Ever since I saw this amazing photo of Prince Henry of Wales wearing a Nazi insignia, I've been convinced that this lad has a detached screw floating around in his royal gray matter.
Yesterday, I saw his amateur video in which he designates comrades as "Paki" (slang for Pakistani) and "raghead" (slang for Arab). In the following version of the video of Mr Wales (as his military comrades call him), the subtitles are helpful, since Harry often mumbles and swears, and his instructions to comrades are delivered with a cigarette hanging out of his mouth.
Today, we hear that Prince Charles and his sons use regularly the nickname "Sooty" for a dark-skinned polo-player of Indian origins.
Since Prince Harry seems to be fond of nicknames based upon facial features, I think it's high time we gave him one: a nice little nickname that sticks, evoking what Harry sees when he looks in a mirror.

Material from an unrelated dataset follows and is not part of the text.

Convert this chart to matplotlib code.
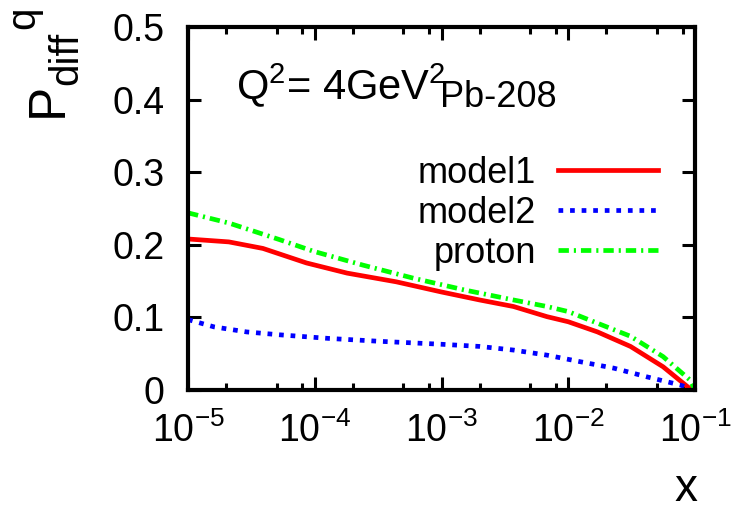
import matplotlib
matplotlib.use("Agg")
import matplotlib.pyplot as plt
from matplotlib.ticker import FixedLocator, FixedFormatter, NullLocator

plt.rcParams['font.family'] = ['Liberation Sans', 'DejaVu Sans']
plt.rcParams['mathtext.fontset'] = 'custom'
plt.rcParams['mathtext.rm'] = 'Liberation Sans'
plt.rcParams['mathtext.it'] = 'Liberation Sans'
plt.rcParams['mathtext.bf'] = 'Liberation Sans'
plt.rcParams['mathtext.default'] = 'regular'

# ---- data ----
model1_x = [1e-5, 2.1e-5, 3.9e-5, 8.6e-5, 1.8e-4, 4.4e-4, 1e-3, 2e-3, 3.7e-3,
            6.8e-3, 1e-2, 1.7e-2, 3.1e-2, 5.6e-2, 9.1e-2, 1e-1]
model1_y = [0.208, 0.204, 0.195, 0.175, 0.161, 0.149, 0.135, 0.124, 0.115,
            0.101, 0.094, 0.080, 0.060, 0.032, 0.002, 0.0]

proton_x = [1e-5, 2.1e-5, 5.3e-5, 9.8e-5, 2.4e-4, 6e-4, 1.5e-3, 3.7e-3, 6.8e-3,
            1e-2, 1.7e-2, 3.1e-2, 5.6e-2, 9.1e-2, 1e-1]
proton_y = [0.244, 0.230, 0.207, 0.191, 0.172, 0.154, 0.138, 0.124, 0.115,
            0.108, 0.092, 0.074, 0.046, 0.014, 0.0]

model2_x = [1e-5, 1.6e-5, 2.9e-5, 5.3e-5, 1.3e-4, 3.3e-4, 1e-3, 2e-3, 3.7e-3,
            6.8e-3, 1.24e-2, 2.3e-2, 4.2e-2, 7.6e-2, 1e-1]
model2_y = [0.097, 0.087, 0.080, 0.076, 0.071, 0.067, 0.063, 0.060, 0.055,
            0.048, 0.039, 0.030, 0.018, 0.007, 0.0]

series_labels = ['model1', 'model2', 'proton']
xticks = [1e-5, 1e-4, 1e-3, 1e-2, 1e-1]
xtick_labels = [r'10$^{-5}$', r'10$^{-4}$', r'10$^{-3}$', r'10$^{-2}$', r'10$^{-1}$']
xminor_subs = [2, 5, 8]
yticks = [0, 0.1, 0.2, 0.3, 0.4, 0.5]
ytick_labels = ['0', '0.1', '0.2', '0.3', '0.4', '0.5']

# ---- figure ----
W, H = 732, 512
fig = plt.figure(figsize=(W / 100, H / 100), dpi=100)
L, R, T, B = 188, 695, 27, 390
ax = fig.add_axes([L / W, 1 - B / H, (R - L) / W, (B - T) / H])

lw = 3.4
ax.plot(model1_x, model1_y, color='#ff0000', lw=lw, label=series_labels[0])
ax.plot(model2_x, model2_y, color='#0000ff', lw=lw, linestyle=(0, (1.0, 1.45)),
        label=series_labels[1])
ax.plot(proton_x, proton_y, color='#00ff00', lw=lw,
        linestyle=(0, (2.2, 1.05, 0.45, 1.05)), label=series_labels[2])

ax.set_xscale('log')
ax.set_xlim(xticks[0], xticks[-1])
ax.set_ylim(yticks[0], yticks[-1])

minor = [m * 10.0 ** e for e in range(-5, -1) for m in xminor_subs]
ax.xaxis.set_major_locator(FixedLocator(xticks))
ax.xaxis.set_major_formatter(FixedFormatter(xtick_labels))
ax.xaxis.set_minor_locator(FixedLocator(minor))
ax.xaxis.set_minor_formatter(FixedFormatter([''] * len(minor)))
ax.yaxis.set_major_locator(FixedLocator(yticks))
ax.yaxis.set_major_formatter(FixedFormatter(ytick_labels))
ax.yaxis.set_minor_locator(NullLocator())

ax.tick_params(which='both', direction='in', top=True, right=True, width=2.2,
               labelsize=27)
ax.tick_params(which='major', length=9.5)
ax.tick_params(which='minor', length=5)
ax.tick_params(axis='y', pad=17)
ax.tick_params(axis='x', pad=16)
for s in ax.spines.values():
    s.set_linewidth(3)

fs_leg = 26
leg = ax.legend(loc='upper right', frameon=False, markerfirst=False,
                fontsize=fs_leg, handlelength=100 / (fs_leg * 100 / 72),
                handletextpad=0.6, labelspacing=0.14, borderpad=0, borderaxespad=0,
                bbox_to_anchor=((658 - L) / (R - L), (B - 156) / (B - T)))

# annotations
ax.text((236 - L) / (R - L), (B - 99) / (B - T), r'Q$^2$= 4GeV$^2$',
        transform=ax.transAxes, fontsize=30, va='baseline', ha='left')
ax.text((440 - L) / (R - L), (B - 107) / (B - T), 'Pb-208',
        transform=ax.transAxes, fontsize=26, va='baseline', ha='left')

# y label: P_diff^q
fig.text(62 / W, 1 - 117 / H, 'P', fontsize=37, rotation=90,
         rotation_mode='anchor', ha='left', va='baseline')
fig.text(77 / W, 1 - 85 / H, 'diff', fontsize=29, rotation=90,
         rotation_mode='anchor', ha='left', va='baseline')
fig.text(34 / W, 1 - 29 / H, 'q', fontsize=29, rotation=90,
         rotation_mode='anchor', ha='left', va='baseline')

# x label
fig.text(697 / W, 1 - 511 / H, 'x', fontsize=33, ha='right', va='bottom')

fig.savefig('out.png', dpi=100)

I've often pointed out that Australians are misled when they imagine that their colloquial language is particularly rich and colorful. There is little in everyday Australian language that gets anywhere near the vast splendors and subtleties of colloquial French, regional dialects throughout France and argot (slang). Just look at the huge success of the Dany Boon movie Bienvenue chez les Ch’tis, inspired by the colloquial language of the Picardie region. In the domain of Australian nicknames, however, there's a peculiarity that's so silly that it's hilarious. I'm referring to the common habit of using the nickname "Blue" for a guy with red hair. That's all we need for Prince Harry (who lived for a while in Australia). So, I nickname him solemnly, from now on, Blue... or Bluey for close friends.